In statistical terms, specifically the use case of analyzing Hypothesis as you've stated, where A and ~A are hypothesis and B is a observation,
P(B|A) is the probability of observation B given hypothesis A
P(A) is the probability of hypothesis A before observation B
P(B|~A) is the probability of observation B given hypothesis ~A
P(~A) is the probability of hypothesis ~A before observation B
Finally,
P(A|B) is the probability of A given observation B
As such we can compare hypothesis A and ~A given some set of observations B (We can account for a set of observations by summating the denominator) and verify the validity of a given hypothesis through the ratio of these hypothesis when observations B are given.
Yes, we can compare two hypotheses (it can be A and (not A) or it can be A and B) , and determine which of them is more likely to be correct. It's amazing once you get used to it. Sivia's book is great at illustrating practical applications that are both easy to get started with and interesting.
You've already gotten pretty far. The fundamentals are quite simple, but extremely powerful once you get comfortable with them.

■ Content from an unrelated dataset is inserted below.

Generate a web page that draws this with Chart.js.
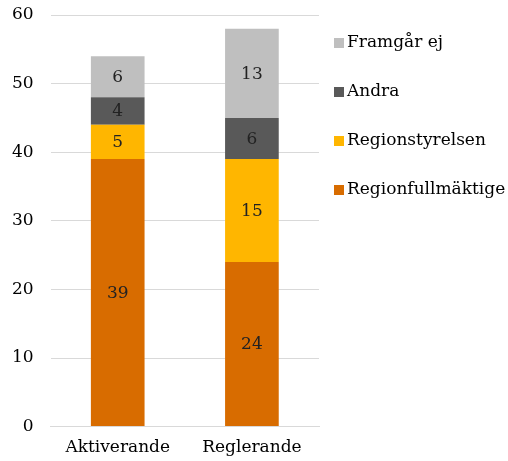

Is this correct and do you have anything to add?
Only notation-wise. I use P(A,B) to state "probability of A and B", and I_Alice to mark prior knowledge accessible to Alice.
For example, you probably now understand the issue with one property of the Inquirer evidence, which used to state, among other things, that everyone has access to the same prior knowledge (before it was re-defined), such that
p(A|I_Alice)=p(A|I_Legga),
which is generally not true.
What can be said is that if we're willing to share data, and I trust you, then the probability evaluation from both our perspectives will be more similar after sharing the data than before sharing the data (Aumann's agreement theorem).